Requirements — Stop at the line containing "import plotly.graph_objects as go": write out every line from the beginning of the entries up to and including it, minus the pictures.

Records for the exercise —
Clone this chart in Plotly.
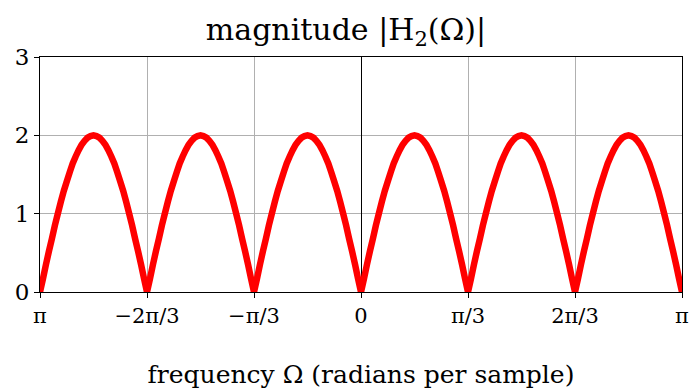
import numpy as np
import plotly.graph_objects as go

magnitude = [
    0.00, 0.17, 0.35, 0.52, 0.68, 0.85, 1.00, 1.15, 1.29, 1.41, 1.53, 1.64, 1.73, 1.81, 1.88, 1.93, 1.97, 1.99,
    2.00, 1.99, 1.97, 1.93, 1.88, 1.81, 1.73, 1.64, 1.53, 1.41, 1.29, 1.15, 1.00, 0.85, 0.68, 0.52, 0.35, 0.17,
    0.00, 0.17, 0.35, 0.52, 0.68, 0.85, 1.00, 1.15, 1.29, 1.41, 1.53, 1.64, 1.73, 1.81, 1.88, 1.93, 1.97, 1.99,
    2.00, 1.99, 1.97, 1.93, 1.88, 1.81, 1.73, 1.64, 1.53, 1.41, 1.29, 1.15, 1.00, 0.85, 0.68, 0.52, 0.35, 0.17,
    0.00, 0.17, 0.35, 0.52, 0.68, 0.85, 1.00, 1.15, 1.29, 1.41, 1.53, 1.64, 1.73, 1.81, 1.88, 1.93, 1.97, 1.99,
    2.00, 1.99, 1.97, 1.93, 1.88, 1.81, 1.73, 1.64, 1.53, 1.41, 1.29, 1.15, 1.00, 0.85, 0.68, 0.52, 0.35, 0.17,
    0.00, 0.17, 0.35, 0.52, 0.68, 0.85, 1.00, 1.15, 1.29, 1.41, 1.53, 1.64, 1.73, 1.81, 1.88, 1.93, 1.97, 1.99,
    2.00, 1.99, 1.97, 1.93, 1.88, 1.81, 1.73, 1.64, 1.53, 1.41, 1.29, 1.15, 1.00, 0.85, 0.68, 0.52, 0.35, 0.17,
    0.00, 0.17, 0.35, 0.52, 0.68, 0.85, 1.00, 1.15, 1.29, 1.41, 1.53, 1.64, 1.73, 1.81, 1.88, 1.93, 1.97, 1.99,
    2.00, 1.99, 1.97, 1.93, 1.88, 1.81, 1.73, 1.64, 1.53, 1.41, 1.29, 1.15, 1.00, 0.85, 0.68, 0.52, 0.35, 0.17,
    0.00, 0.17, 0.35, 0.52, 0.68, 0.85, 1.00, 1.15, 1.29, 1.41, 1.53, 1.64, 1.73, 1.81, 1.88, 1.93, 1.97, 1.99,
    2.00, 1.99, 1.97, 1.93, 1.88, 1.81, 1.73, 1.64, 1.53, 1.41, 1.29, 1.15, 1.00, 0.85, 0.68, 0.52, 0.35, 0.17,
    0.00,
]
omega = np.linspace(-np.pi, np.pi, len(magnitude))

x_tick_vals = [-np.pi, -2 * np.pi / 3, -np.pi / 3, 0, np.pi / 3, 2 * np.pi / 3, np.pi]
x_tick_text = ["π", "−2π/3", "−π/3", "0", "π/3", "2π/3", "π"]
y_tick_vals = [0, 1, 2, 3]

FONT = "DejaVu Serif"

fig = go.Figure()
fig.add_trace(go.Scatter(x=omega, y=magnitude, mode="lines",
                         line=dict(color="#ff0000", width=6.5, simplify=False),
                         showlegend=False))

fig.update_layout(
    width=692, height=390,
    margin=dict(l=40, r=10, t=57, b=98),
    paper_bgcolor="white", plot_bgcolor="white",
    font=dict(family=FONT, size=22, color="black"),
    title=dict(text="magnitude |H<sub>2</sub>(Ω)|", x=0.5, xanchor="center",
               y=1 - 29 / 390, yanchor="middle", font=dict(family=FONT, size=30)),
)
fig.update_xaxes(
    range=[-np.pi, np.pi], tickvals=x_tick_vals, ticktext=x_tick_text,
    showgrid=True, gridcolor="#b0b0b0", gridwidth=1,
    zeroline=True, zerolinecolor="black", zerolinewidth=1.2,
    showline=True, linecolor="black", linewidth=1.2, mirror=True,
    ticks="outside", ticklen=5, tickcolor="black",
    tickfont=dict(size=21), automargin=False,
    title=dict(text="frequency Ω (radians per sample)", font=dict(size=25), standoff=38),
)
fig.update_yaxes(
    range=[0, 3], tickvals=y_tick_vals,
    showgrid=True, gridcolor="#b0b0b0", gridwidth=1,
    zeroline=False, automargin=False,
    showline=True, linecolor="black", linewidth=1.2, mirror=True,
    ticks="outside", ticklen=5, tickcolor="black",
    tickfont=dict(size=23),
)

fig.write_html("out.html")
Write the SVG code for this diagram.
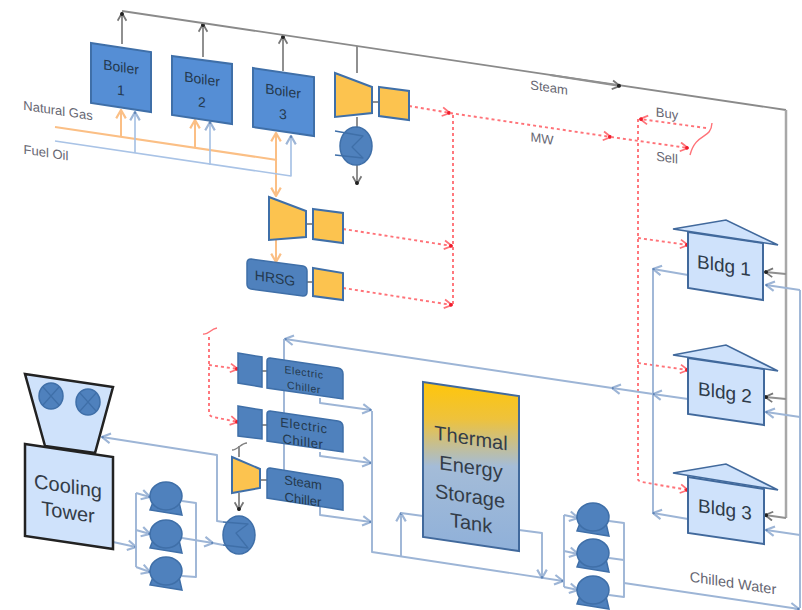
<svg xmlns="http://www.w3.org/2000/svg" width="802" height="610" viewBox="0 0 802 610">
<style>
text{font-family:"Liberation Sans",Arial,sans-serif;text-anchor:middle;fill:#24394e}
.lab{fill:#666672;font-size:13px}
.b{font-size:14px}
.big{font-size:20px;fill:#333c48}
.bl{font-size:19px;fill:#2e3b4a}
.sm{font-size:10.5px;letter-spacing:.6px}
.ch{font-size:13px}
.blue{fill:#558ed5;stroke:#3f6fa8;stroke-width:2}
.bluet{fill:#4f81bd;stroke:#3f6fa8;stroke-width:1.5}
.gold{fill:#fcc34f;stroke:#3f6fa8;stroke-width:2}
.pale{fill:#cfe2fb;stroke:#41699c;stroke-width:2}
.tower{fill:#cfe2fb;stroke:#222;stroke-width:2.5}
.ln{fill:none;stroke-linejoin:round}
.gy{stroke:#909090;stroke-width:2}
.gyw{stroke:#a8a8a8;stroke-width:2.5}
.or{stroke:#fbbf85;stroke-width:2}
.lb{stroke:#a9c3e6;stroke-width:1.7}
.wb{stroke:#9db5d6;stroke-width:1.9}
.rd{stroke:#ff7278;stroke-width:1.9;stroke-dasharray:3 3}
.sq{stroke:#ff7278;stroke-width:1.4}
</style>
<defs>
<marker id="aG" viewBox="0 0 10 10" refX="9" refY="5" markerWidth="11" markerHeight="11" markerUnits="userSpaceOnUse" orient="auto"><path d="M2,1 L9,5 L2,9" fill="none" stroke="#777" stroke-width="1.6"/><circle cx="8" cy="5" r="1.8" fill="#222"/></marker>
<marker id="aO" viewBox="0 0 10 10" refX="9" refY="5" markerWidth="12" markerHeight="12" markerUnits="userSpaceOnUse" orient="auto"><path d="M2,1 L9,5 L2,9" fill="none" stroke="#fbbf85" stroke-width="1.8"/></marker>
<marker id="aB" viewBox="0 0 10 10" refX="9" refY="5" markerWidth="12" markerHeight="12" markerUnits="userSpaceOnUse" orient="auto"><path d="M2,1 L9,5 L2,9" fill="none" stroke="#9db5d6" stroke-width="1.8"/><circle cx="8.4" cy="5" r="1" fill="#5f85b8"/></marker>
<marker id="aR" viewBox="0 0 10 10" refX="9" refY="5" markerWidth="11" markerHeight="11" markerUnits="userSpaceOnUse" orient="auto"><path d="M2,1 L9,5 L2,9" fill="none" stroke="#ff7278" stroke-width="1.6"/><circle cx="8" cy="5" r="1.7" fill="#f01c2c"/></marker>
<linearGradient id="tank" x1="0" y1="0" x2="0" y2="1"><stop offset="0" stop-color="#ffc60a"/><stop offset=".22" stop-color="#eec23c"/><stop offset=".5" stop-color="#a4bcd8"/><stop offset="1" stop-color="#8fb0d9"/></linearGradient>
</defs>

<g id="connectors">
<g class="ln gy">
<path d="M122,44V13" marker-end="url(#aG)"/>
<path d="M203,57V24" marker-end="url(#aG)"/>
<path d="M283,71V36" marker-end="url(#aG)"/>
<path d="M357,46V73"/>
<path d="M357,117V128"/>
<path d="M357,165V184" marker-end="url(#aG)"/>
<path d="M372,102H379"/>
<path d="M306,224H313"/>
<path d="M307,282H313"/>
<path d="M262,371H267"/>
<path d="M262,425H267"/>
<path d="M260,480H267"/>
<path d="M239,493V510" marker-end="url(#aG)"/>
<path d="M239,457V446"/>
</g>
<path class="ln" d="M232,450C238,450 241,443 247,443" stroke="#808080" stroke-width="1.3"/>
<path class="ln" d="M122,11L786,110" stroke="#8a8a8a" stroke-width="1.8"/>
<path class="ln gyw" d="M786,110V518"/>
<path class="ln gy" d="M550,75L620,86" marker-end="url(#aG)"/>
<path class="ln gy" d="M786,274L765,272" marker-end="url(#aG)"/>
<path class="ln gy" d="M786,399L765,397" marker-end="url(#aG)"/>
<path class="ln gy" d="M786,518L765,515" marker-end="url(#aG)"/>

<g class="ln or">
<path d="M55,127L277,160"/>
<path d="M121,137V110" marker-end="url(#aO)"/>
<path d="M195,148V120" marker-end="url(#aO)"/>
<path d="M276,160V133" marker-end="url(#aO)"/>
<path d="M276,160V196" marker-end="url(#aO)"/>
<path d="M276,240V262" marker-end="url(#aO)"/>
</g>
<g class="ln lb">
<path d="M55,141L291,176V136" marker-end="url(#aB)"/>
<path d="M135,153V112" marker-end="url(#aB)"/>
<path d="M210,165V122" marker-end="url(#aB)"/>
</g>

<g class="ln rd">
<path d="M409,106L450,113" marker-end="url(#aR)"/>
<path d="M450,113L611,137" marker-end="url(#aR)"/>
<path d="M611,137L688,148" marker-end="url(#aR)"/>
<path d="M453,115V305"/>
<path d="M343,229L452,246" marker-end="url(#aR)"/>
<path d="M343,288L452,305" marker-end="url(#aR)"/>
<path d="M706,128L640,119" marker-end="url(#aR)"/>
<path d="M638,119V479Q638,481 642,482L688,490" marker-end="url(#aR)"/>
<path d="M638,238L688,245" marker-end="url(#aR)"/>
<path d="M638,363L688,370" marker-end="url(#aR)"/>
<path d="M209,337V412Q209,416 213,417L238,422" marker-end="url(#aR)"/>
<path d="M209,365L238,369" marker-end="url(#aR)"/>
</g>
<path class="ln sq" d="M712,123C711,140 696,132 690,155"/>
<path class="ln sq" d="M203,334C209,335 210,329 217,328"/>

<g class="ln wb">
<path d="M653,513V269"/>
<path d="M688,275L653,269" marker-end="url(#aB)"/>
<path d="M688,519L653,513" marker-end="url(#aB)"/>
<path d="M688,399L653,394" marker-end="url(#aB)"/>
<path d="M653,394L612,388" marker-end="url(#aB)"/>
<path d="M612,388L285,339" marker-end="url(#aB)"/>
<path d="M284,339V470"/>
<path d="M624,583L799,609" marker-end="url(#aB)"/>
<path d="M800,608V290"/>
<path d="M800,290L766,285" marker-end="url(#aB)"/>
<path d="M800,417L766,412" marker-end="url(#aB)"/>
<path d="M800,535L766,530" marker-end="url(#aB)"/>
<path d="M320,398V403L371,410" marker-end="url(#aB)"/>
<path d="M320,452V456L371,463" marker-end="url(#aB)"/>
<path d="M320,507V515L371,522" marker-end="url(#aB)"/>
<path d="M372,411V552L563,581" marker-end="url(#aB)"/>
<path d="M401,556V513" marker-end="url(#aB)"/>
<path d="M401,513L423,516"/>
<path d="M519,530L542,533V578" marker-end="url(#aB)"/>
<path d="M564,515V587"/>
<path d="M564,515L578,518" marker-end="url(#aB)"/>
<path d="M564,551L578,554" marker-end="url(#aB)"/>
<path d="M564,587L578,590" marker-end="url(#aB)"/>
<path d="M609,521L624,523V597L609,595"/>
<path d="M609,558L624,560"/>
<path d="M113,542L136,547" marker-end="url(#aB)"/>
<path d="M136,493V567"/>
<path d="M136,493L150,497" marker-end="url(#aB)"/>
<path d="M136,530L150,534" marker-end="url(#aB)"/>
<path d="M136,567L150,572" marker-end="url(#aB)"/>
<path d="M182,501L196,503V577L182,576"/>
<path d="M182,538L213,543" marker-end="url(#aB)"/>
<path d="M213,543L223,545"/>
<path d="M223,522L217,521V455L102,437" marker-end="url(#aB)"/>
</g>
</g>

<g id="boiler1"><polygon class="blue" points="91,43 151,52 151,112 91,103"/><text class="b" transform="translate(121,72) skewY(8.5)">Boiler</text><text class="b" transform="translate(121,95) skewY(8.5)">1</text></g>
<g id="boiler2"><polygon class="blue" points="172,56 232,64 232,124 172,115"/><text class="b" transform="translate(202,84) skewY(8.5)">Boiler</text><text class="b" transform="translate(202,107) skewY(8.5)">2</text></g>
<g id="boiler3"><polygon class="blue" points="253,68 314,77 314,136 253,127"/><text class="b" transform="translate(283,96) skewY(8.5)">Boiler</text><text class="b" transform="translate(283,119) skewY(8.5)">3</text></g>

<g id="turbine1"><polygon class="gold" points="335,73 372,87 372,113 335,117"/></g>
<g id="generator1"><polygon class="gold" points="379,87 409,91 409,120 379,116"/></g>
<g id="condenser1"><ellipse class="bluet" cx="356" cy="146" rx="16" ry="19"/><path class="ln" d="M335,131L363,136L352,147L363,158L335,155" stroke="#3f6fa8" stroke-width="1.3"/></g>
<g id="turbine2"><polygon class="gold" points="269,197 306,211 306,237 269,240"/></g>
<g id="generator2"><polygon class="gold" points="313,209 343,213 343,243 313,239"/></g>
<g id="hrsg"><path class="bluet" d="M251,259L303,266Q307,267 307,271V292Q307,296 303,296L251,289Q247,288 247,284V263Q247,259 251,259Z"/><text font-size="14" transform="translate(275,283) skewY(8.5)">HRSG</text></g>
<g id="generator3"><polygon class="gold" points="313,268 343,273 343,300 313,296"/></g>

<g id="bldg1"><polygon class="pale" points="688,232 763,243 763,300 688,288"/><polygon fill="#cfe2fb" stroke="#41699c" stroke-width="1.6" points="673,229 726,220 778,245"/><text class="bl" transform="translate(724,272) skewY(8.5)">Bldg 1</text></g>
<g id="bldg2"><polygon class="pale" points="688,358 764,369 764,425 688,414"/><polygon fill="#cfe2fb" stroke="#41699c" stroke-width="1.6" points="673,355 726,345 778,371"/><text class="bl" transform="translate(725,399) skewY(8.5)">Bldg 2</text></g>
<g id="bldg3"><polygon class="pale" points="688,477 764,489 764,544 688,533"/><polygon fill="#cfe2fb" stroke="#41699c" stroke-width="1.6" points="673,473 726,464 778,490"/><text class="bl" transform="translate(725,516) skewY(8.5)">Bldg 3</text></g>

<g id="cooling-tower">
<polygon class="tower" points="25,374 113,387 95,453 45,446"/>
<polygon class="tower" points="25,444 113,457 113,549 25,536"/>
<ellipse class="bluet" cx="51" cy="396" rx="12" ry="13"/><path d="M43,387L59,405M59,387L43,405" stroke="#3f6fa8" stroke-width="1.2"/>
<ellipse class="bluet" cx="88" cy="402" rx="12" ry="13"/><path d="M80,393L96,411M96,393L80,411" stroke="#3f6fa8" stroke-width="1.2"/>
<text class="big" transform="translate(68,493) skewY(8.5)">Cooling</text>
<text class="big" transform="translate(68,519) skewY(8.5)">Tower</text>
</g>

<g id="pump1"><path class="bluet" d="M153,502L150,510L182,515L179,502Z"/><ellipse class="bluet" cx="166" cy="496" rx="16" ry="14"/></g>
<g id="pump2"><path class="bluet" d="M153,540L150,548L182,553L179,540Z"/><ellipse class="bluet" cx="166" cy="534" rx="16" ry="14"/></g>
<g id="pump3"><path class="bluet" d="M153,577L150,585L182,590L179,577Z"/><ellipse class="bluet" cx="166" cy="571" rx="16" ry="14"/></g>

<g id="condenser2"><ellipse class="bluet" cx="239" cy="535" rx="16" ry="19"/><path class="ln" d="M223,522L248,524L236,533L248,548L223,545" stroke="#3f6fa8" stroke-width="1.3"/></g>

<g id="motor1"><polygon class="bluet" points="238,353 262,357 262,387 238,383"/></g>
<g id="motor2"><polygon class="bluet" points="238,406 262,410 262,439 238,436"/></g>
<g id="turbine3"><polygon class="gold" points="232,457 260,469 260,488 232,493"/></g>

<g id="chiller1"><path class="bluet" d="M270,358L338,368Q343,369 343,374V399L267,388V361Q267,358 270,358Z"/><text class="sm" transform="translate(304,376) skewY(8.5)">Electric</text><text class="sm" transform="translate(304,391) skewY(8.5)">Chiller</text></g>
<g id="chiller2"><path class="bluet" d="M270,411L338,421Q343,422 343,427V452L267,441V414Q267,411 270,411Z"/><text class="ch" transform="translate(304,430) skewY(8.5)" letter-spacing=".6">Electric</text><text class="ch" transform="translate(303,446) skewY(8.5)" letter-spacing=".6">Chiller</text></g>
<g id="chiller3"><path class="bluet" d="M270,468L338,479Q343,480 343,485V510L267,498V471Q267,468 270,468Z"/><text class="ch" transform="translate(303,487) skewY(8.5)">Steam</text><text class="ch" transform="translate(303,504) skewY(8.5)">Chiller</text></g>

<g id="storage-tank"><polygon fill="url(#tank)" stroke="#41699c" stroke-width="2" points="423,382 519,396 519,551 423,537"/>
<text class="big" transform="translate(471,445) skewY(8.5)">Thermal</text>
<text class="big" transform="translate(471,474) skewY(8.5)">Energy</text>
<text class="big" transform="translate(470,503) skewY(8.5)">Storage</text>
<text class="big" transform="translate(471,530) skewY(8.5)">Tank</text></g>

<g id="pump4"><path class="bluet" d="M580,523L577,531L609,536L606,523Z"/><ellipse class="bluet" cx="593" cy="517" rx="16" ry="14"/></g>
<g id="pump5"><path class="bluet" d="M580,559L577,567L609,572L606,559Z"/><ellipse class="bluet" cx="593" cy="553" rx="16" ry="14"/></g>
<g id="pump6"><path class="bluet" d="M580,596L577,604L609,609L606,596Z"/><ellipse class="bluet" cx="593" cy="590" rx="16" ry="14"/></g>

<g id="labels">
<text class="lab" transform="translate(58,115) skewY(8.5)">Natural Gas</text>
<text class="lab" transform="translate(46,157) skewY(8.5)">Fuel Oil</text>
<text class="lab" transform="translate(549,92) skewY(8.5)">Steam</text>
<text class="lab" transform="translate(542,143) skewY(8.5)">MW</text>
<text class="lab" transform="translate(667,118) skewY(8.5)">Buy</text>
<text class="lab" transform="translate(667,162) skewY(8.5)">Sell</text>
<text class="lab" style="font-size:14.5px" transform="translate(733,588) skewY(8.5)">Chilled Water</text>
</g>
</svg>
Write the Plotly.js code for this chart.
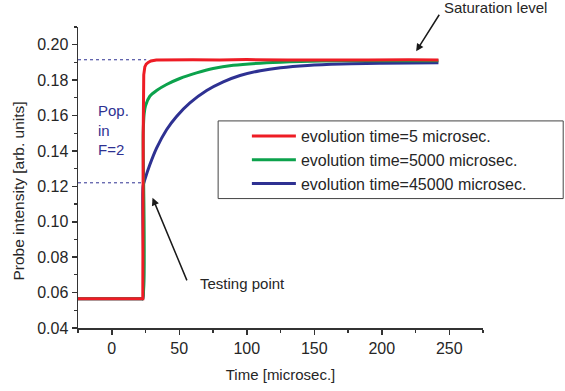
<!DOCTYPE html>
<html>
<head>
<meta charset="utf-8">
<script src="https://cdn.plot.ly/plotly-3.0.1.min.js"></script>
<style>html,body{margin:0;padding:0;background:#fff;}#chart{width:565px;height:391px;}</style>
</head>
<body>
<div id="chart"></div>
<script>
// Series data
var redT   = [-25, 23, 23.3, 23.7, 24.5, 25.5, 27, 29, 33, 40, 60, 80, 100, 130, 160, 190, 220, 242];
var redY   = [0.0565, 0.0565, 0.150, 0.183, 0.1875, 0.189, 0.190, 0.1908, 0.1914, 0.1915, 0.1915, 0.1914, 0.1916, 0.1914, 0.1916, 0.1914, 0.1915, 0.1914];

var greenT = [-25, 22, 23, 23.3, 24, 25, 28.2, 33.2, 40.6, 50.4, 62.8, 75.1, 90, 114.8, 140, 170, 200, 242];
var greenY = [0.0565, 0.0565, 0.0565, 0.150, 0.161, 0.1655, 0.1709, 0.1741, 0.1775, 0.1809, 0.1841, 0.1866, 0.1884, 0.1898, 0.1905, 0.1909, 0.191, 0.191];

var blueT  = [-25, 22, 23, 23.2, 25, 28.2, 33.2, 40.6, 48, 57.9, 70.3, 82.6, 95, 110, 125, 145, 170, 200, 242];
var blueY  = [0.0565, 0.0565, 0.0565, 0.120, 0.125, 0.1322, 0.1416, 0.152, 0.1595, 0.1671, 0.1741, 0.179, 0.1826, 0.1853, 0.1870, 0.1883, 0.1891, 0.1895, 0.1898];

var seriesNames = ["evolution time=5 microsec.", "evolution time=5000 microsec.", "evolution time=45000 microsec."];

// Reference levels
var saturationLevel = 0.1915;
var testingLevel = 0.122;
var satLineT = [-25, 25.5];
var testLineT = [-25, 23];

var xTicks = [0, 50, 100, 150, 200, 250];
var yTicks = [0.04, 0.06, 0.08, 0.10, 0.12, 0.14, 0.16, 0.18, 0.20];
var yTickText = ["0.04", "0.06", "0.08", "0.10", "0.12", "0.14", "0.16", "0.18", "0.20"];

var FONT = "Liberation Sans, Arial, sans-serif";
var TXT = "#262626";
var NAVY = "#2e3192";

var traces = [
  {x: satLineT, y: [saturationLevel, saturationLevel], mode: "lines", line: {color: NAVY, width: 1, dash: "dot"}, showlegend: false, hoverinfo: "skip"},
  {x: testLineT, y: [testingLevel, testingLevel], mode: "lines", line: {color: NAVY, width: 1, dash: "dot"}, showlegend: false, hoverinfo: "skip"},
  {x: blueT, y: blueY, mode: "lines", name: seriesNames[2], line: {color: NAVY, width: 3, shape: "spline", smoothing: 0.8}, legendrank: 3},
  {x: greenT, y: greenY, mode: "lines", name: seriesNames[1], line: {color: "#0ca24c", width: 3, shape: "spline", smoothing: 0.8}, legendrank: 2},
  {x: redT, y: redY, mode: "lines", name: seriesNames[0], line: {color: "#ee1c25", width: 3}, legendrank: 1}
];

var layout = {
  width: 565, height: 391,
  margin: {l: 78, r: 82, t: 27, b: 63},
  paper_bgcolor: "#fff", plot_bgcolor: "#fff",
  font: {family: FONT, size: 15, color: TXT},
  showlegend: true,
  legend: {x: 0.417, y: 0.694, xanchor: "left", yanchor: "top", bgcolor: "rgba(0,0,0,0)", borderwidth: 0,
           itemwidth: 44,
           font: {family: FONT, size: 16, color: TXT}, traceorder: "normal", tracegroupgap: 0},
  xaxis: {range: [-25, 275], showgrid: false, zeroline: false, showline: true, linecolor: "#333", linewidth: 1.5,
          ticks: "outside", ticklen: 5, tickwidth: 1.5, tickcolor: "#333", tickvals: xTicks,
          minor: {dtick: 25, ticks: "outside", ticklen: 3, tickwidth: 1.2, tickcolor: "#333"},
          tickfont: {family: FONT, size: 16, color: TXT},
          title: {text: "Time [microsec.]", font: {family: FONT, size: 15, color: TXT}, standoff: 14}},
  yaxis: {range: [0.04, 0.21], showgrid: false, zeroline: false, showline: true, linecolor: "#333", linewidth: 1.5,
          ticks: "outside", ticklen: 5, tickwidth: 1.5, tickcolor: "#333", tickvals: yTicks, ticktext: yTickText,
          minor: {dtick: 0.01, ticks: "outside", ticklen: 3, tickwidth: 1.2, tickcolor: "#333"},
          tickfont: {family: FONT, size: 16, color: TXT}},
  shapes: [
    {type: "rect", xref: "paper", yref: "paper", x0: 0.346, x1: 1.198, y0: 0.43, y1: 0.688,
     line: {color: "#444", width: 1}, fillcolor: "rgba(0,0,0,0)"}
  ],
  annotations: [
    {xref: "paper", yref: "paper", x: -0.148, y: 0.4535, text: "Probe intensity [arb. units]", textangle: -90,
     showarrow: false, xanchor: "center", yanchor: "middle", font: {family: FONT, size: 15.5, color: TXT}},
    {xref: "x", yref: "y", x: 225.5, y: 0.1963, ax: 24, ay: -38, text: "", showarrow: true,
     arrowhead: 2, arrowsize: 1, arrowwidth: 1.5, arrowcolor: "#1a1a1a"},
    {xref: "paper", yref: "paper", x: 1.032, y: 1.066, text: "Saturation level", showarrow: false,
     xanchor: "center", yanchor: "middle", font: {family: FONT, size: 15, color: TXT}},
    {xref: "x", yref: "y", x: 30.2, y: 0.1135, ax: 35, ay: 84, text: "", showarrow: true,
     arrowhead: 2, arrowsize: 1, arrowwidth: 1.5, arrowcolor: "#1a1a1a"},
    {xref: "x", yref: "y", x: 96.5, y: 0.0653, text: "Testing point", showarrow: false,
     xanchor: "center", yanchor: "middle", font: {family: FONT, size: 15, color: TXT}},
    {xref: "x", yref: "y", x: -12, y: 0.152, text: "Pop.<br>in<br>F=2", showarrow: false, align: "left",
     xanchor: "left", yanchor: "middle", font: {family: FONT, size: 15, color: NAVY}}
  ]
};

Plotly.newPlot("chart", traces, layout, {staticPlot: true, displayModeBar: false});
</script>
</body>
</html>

Right answer —
Clone this chart in Plotly.
import numpy as np
import plotly.graph_objects as go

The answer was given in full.